Слепой метод. Потом расскажут. Надо будет получше, поподробней историю прописать.
Кто нормально учится, тому двадцать седьмого декабря в школе делать почти нечего. Только кто между двойкой и тройкой. А остальные двадцать пятого Рождество отпраздновали, вместе с теми, кто в кирху ходит, а потом будет Новый год, наверняка у мамы заначен сюрприз, а потом еще одно Рождество. Полпервого, скоро обед. В Вичкиной голове носились туда-сюда разные вкусные мысли. Додумать их она не успела: на мостике через речку нога поскользнулась, и Вичку спиной, рюкзачком ударило о дощатый настил.
Сама собой дернулась рука – хвать за перила, за стойку. Стойка осталась в руке. Тррысь! – с гнилым треском расселся настил. Все исчезло – Вика летела вниз. Плюх! – и ничего больше, кроме леденящего мокрого холода, сразу сковало, будто железными обручами, руки, ребра, дыханье, черные и оранжевые круги замельтешили перед глазами. Из груди рвался вопль смертного ужаса, но Вика не знала, удалось ли ей крикнуть.
Крикнуть удалось. «А-а-а!» так страшно, надрывно взмыло в плотный потолок туч, что услышали шагах в ста позади Арин-ка и Галка. Перед речкой улица горбом, мостика и не видно на таком расстоянии, просто – каждый день ходишь, да не по разу на дню, так уж точно знаешь, где он. И девчонки сразу поняли, что случилось: сначала удар чем-то мягким, потом сухой, щепяной треск, а потом истошное «а-а-а» – точно, сорвался кто-то с мостика!
Подхватились, подбежали. Перила сломаны, настил провален, на воде круги. И все.

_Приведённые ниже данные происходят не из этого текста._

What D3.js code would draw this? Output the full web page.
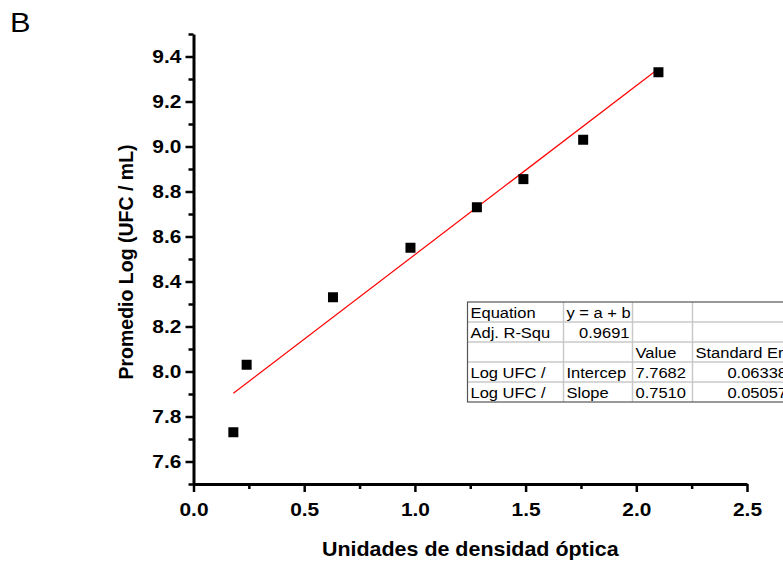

Если кто-то сорвался в реку в этом месте, то прыгать с мостика бесполезно. Даже летом. А сейчас декабрь, вода ледяная. Не спасешь, только утонешь вместе с бедолагой. До воды метра три-четыре – это нужна, значит, палка такой длины, чтобы утопающему подать. А как Вичка за нее схватится, если она больше не кричит, из воды не высовывается, – значит, захлебнулась уже? К тому же в реке течение. Будет тащить вниз. То есть Вичку уже тащит. Кто решил ее спасти – должен, выходит, ниже мостика в реку сунуться, перехватить. Ниже – обрыв, те же три-четыре метра, с него надо спрыгнуть, внизу плоский, отмелый берег, и вот с него-то надо ловить. А кто в декабре отважится в реку соваться…
– Я бегу звать! – выдохнула Аринка и побежала назад, от мостика к шоссе, крича: – Спасите! Спасите! Утонула!
А Галка не побежала, потому что ей попалась на глаза, кажется, такая самая палка, как надо. Доска метра в три. Схватила – да, можно поднять, удобно! Если эту доску опустить туда, в обрыв, и прыгнуть, держась за нее, – можно приземлиться на сухое место! И уж ею, этой доской, шарить в речке…
У-ух! Пролететь, держась за доску, получилось. Приземлилась не в воду. Правда, сапоги сразу стало засасывать. Ну, где? Сунула доску в бурые струи. Конец от берега очень уж недалеко плюхнулся. Где там Вичку тащит, как ее зацепить?